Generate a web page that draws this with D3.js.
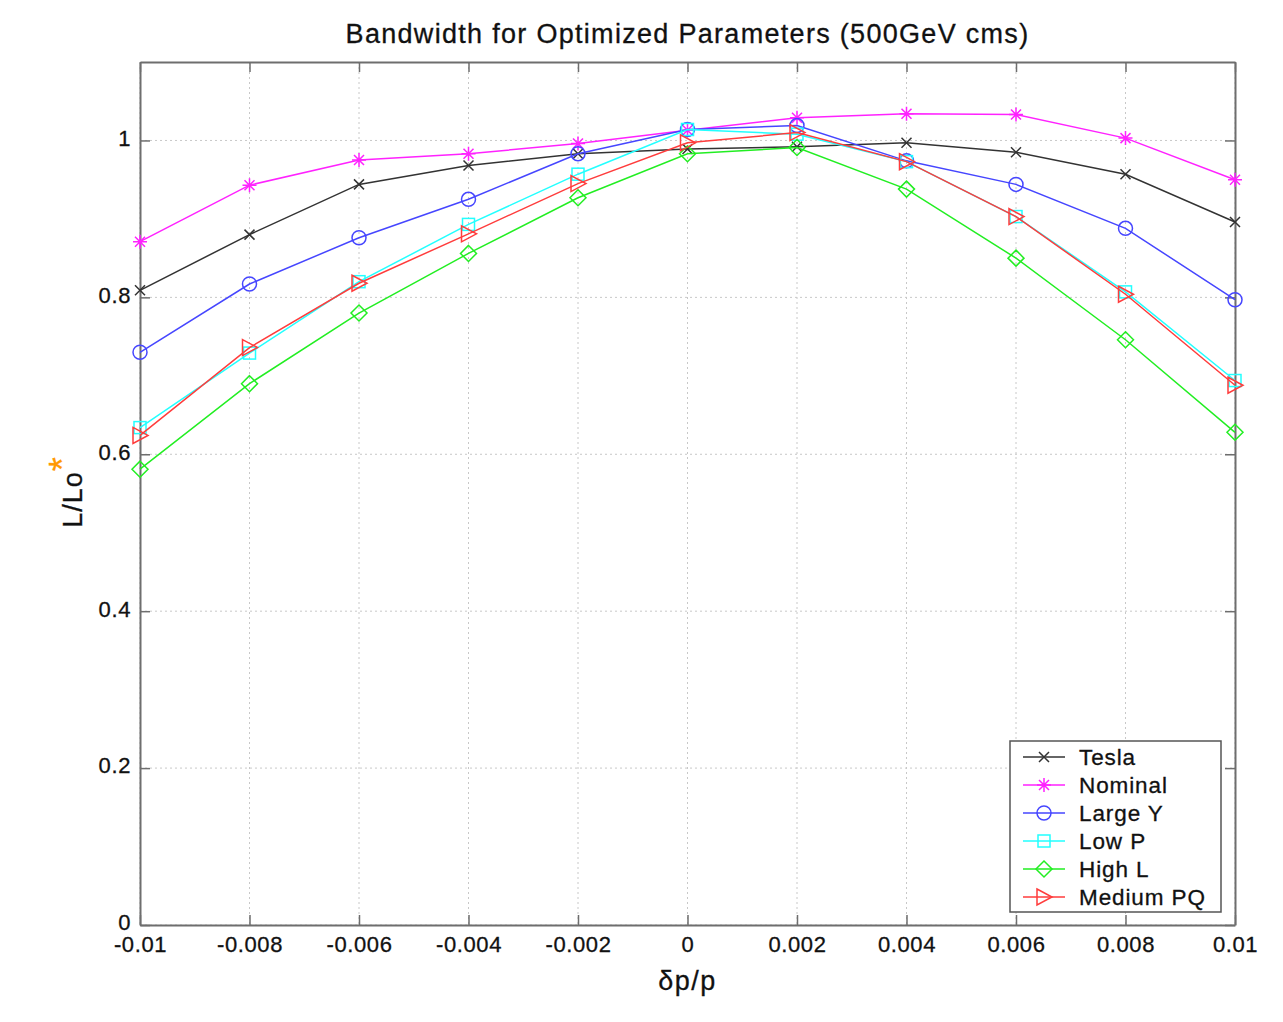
<!DOCTYPE html>
<html>
<head>
<meta charset="utf-8">
<script src="https://cdn.jsdelivr.net/npm/d3@7"></script>
<style>
  html, body { margin: 0; padding: 0; background: #fff; }
  svg { display: block; font-family: "Liberation Sans", Arial, sans-serif; }
</style>
</head>
<body>
<svg id="chart" width="1283" height="1022"></svg>
<script>
// Momentum offsets (δp/p)
const dp = [-0.01, -0.008, -0.006, -0.004, -0.002, 0, 0.002, 0.004, 0.006, 0.008, 0.01];

// Relative luminosity L/Lo* for each parameter set
const tesla     = [0.809, 0.880, 0.944, 0.968, 0.983, 0.989, 0.992, 0.997, 0.985, 0.957, 0.896];
const nominal   = [0.871, 0.943, 0.975, 0.983, 0.996, 1.013, 1.029, 1.034, 1.033, 1.003, 0.950];
const largeY    = [0.730, 0.817, 0.876, 0.925, 0.983, 1.014, 1.019, 0.974, 0.944, 0.888, 0.797];
const lowP      = [0.634, 0.729, 0.820, 0.893, 0.957, 1.014, 1.008, 0.973, 0.903, 0.807, 0.694];
const highL     = [0.581, 0.690, 0.780, 0.856, 0.927, 0.983, 0.991, 0.938, 0.850, 0.746, 0.628];
const mediumPQ  = [0.624, 0.736, 0.818, 0.881, 0.945, 0.997, 1.010, 0.973, 0.903, 0.804, 0.688];

const seriesNames = ["Tesla", "Nominal", "Large Y", "Low P", "High L", "Medium PQ"];
const seriesValues = [tesla, nominal, largeY, lowP, highL, mediumPQ];
const seriesColors = ["#333333", "#ff22ff", "#4646ff", "#22ffff", "#22ee22", "#ff3c3c"];
const seriesMarkers = ["x", "star", "circle", "square", "diamond", "triangle"];

const xTicks = [-0.01, -0.008, -0.006, -0.004, -0.002, 0, 0.002, 0.004, 0.006, 0.008, 0.01];
const xTickLabels = ["-0.01", "-0.008", "-0.006", "-0.004", "-0.002", "0", "0.002", "0.004", "0.006", "0.008", "0.01"];
const yTicks = [0, 0.2, 0.4, 0.6, 0.8, 1];
const yTickLabels = ["0", "0.2", "0.4", "0.6", "0.8", "1"];

const svg = d3.select("#chart");
const pLeft = 140, pRight = 1235, pTop = 62, pBottom = 925;

const x = d3.scaleLinear().domain([-0.01, 0.01]).range([pLeft, pRight]);
const y = d3.scaleLinear().domain([0, 1.1]).range([pBottom, pTop]);

// Dotted grid
const grid = svg.append("g");
grid.selectAll("line.vx").data(xTicks).join("line")
  .attr("x1", d => x(d)).attr("x2", d => x(d))
  .attr("y1", pTop).attr("y2", pBottom)
  .attr("stroke", "#c8c8c8").attr("stroke-width", 1).attr("stroke-dasharray", "2,3");
grid.selectAll("line.hy").data(yTicks).join("line")
  .attr("x1", pLeft).attr("x2", pRight)
  .attr("y1", d => y(d)).attr("y2", d => y(d))
  .attr("stroke", "#c8c8c8").attr("stroke-width", 1).attr("stroke-dasharray", "2,3");

// Axes with inward ticks on all four sides
const axisColor = "#6e6e6e";
const tickLen = 10;
const fmtX = (d, i) => xTickLabels[i];
const fmtY = (d, i) => yTickLabels[i];

const gB = svg.append("g").attr("transform", `translate(0,${pBottom})`)
  .call(d3.axisBottom(x).tickValues(xTicks).tickFormat(fmtX).tickSizeInner(-tickLen).tickSizeOuter(0).tickPadding(12));
const gT = svg.append("g").attr("transform", `translate(0,${pTop})`)
  .call(d3.axisTop(x).tickValues(xTicks).tickFormat("").tickSizeInner(-tickLen).tickSizeOuter(0));
const gL = svg.append("g").attr("transform", `translate(${pLeft},0)`)
  .call(d3.axisLeft(y).tickValues(yTicks).tickFormat(fmtY).tickSizeInner(-tickLen).tickSizeOuter(0).tickPadding(9));
const gR = svg.append("g").attr("transform", `translate(${pRight},0)`)
  .call(d3.axisRight(y).tickValues(yTicks).tickFormat("").tickSizeInner(-tickLen).tickSizeOuter(0));

[gB, gT, gL, gR].forEach(g => {
  g.select(".domain").attr("stroke", axisColor).attr("stroke-width", 2);
  g.selectAll(".tick line").attr("stroke", axisColor).attr("stroke-width", 1.5);
  g.selectAll(".tick text").attr("fill", "#111").style("font-size", "22px")
    .style("letter-spacing", "0.6px")
    .attr("stroke", "#111").attr("stroke-width", 0.3)
    .style("font-family", "'Liberation Sans', Arial, sans-serif");
});
gB.selectAll(".tick text").attr("dy", "0.66em");
gL.selectAll(".tick text").attr("dy", "0.22em");

// Marker drawing helper
function drawMarker(g, type, cx, cy, color) {
  const s = 7;
  if (type === "x") {
    g.append("path").attr("d", `M${cx - 5},${cy - 5}L${cx + 5},${cy + 5}M${cx - 5},${cy + 5}L${cx + 5},${cy - 5}`)
      .attr("stroke", color).attr("stroke-width", 1.5).attr("fill", "none");
  } else if (type === "star") {
    g.append("path").attr("d",
      `M${cx - 5},${cy - 5}L${cx + 5},${cy + 5}M${cx - 5},${cy + 5}L${cx + 5},${cy - 5}M${cx - 7},${cy}L${cx + 7},${cy}M${cx},${cy - 7}L${cx},${cy + 7}`)
      .attr("stroke", color).attr("stroke-width", 1.5).attr("fill", "none");
  } else if (type === "circle") {
    g.append("circle").attr("cx", cx).attr("cy", cy).attr("r", s)
      .attr("stroke", color).attr("stroke-width", 1.5).attr("fill", "none");
  } else if (type === "square") {
    g.append("rect").attr("x", cx - 6).attr("y", cy - 6).attr("width", 12).attr("height", 12)
      .attr("stroke", color).attr("stroke-width", 1.5).attr("fill", "none");
  } else if (type === "diamond") {
    g.append("path").attr("d", `M${cx},${cy - 8}L${cx + 8},${cy}L${cx},${cy + 8}L${cx - 8},${cy}Z`)
      .attr("stroke", color).attr("stroke-width", 1.5).attr("fill", "none");
  } else if (type === "triangle") {
    g.append("path").attr("d", `M${cx - 7},${cy - 8}L${cx + 8},${cy}L${cx - 7},${cy + 8}Z`)
      .attr("stroke", color).attr("stroke-width", 1.5).attr("fill", "none");
  }
}

// Series lines and markers
const line = d3.line().x((d, i) => x(dp[i])).y(d => y(d));
const plot = svg.append("g");
seriesValues.forEach((vals, k) => {
  const g = plot.append("g");
  g.append("path").datum(vals).attr("d", line)
    .attr("fill", "none").attr("stroke", seriesColors[k]).attr("stroke-width", 1.5);
  vals.forEach((v, i) => drawMarker(g, seriesMarkers[k], x(dp[i]), y(v), seriesColors[k]));
});

// Legend
const lgX = 1010, lgY = 741, lgW = 211, lgH = 171, rowH = 28;
const lg = svg.append("g");
lg.append("rect").attr("x", lgX).attr("y", lgY).attr("width", lgW).attr("height", lgH)
  .attr("fill", "#fff").attr("stroke", "#555").attr("stroke-width", 1.5);
seriesNames.forEach((name, k) => {
  const cy = lgY + 16 + k * rowH;
  lg.append("line").attr("x1", lgX + 13).attr("x2", lgX + 55).attr("y1", cy).attr("y2", cy)
    .attr("stroke", seriesColors[k]).attr("stroke-width", 1.5);
  drawMarker(lg, seriesMarkers[k], lgX + 34, cy, seriesColors[k]);
  lg.append("text").attr("x", lgX + 69).attr("y", cy).attr("dy", "0.35em")
    .style("font-size", "22.5px").style("letter-spacing", "0.9px")
    .attr("stroke", "#111").attr("stroke-width", 0.3).attr("fill", "#111").text(name);
});

// Title
svg.append("text").attr("x", (pLeft + pRight) / 2).attr("y", 43).attr("text-anchor", "middle")
  .style("font-size", "27px").style("letter-spacing", "1.3px").attr("fill", "#111")
  .attr("stroke", "#111").attr("stroke-width", 0.3)
  .text("Bandwidth for Optimized Parameters (500GeV cms)");

// X label
svg.append("text").attr("x", (pLeft + pRight) / 2).attr("y", 990).attr("text-anchor", "middle")
  .style("font-size", "27px").style("letter-spacing", "1.5px").attr("fill", "#111")
  .attr("stroke", "#111").attr("stroke-width", 0.3).text("δp/p");

// Y label with orange superscript asterisk
const yl = svg.append("text").attr("transform", "translate(82,492) rotate(-90)")
  .attr("text-anchor", "middle").style("font-size", "27px").style("letter-spacing", "1px")
  .attr("fill", "#111").attr("stroke", "#111").attr("stroke-width", 0.3);
yl.append("tspan").text("L/Lo");
yl.append("tspan").attr("fill", "#ff9900").attr("stroke", "#ff9900").attr("dy", "-0.2em").attr("dx", "0")
  .style("font-size", "36px").text("*");
</script>
</body>
</html>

■ ■ ■

THE PROBLEM ::
Every line from the start of the listing above through the line with "0.903, 0.804, 0.688];" should be repeated exactly; skip the pictures and add nothing else.

OUTPUT OF THE TASK ::
Generate a web page that draws this with D3.js.
<!DOCTYPE html>
<html>
<head>
<meta charset="utf-8">
<script src="https://cdn.jsdelivr.net/npm/d3@7"></script>
<style>
  html, body { margin: 0; padding: 0; background: #fff; }
  svg { display: block; font-family: "Liberation Sans", Arial, sans-serif; }
</style>
</head>
<body>
<svg id="chart" width="1283" height="1022"></svg>
<script>
// Momentum offsets (δp/p)
const dp = [-0.01, -0.008, -0.006, -0.004, -0.002, 0, 0.002, 0.004, 0.006, 0.008, 0.01];

// Relative luminosity L/Lo* for each parameter set
const tesla     = [0.809, 0.880, 0.944, 0.968, 0.983, 0.989, 0.992, 0.997, 0.985, 0.957, 0.896];
const nominal   = [0.871, 0.943, 0.975, 0.983, 0.996, 1.013, 1.029, 1.034, 1.033, 1.003, 0.950];
const largeY    = [0.730, 0.817, 0.876, 0.925, 0.983, 1.014, 1.019, 0.974, 0.944, 0.888, 0.797];
const lowP      = [0.634, 0.729, 0.820, 0.893, 0.957, 1.014, 1.008, 0.973, 0.903, 0.807, 0.694];
const highL     = [0.581, 0.690, 0.780, 0.856, 0.927, 0.983, 0.991, 0.938, 0.850, 0.746, 0.628];
const mediumPQ  = [0.624, 0.736, 0.818, 0.881, 0.945, 0.997, 1.010, 0.973, 0.903, 0.804, 0.688];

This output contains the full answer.